Update: I learned about a related paper by Harvey Friedman [4], where he studied order types of ordinals in ill-founded countable admissible sets. Unsurprisingly, the order types of ordinals $\mathsf{On}^{\mathfrak{M}}$ in countable admissible sets $\mathfrak{M}$ with ill-founded $\omega^{\mathfrak{M}}$ range precisely over the same order types as $(\omega^\omega)^{\mathfrak{A}}$, for countable non-standard $\mathfrak{A}\models \mathsf{PA}$. Friedman gave an explicit description of $\mathsf{On}^{\mathfrak{M}}$ in terms of $\mathsf{SSy}(\mathfrak{M})$ by giving (in my notations) description of orders $L$ with given $\mathsf{SF}(L)$.
[4] H. Friedman. "Countable models of set theories." Cambridge summer school in mathematical logic. Springer, Berlin, Heidelberg, 1973. 539-573.
I spent some time thinking about order-types of models of arithmetic, and of order-types of structures they interpret (my PhD). I think there are several formulations of your question: (1) about ordinals, (2) about ordinal notations (M-coded), (3) about "provably- (if we are talking of a theory) or satisfied- (if we are in a model of arithmetic) -well-orderededness of systems of ordinal notations", (4) well-orders if your model has a second-order structure (5) constructible or recursive ordinals (as in Turing, Feferman and Sacks's book), from the point of view of a nonstandard model. Also, Kleene's O in a nonstandard model.

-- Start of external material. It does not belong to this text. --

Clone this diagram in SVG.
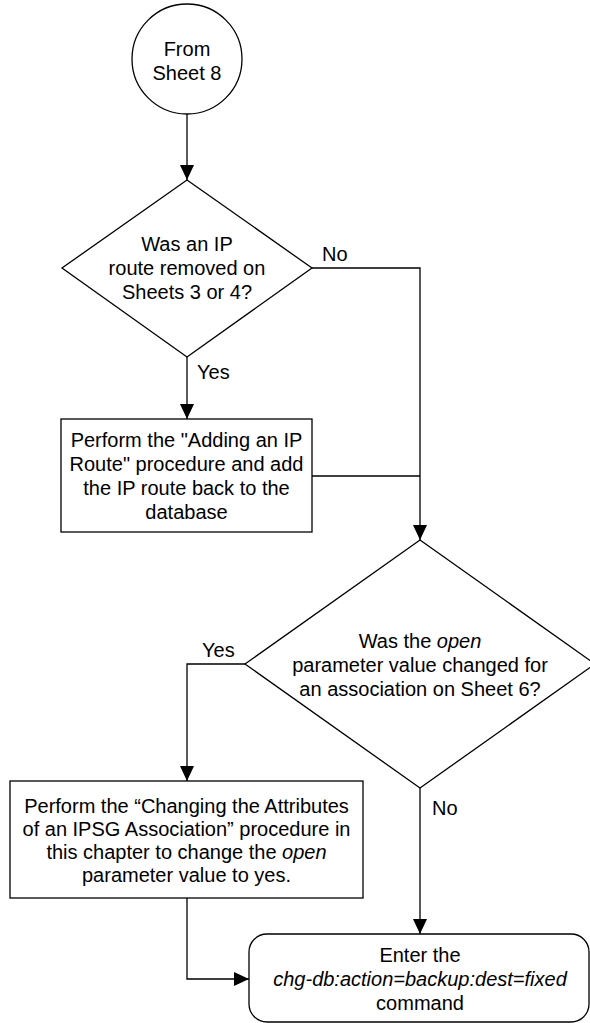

Each formulation leads to interesting answers (some known).
I remember being very proud when, at Richard Kaye's hint, I found what a nonstandard model M (the interesting case is uncountable) thinks about the order-type of models of DLO, DIS,.....or PA itself for that matter (using arithmetized completeness inside M).
The answers for DLO and PA are Q(M) and M+Q(M).(M*+M).
It would be nice to see the spectrum of answers to (1)-(5) above.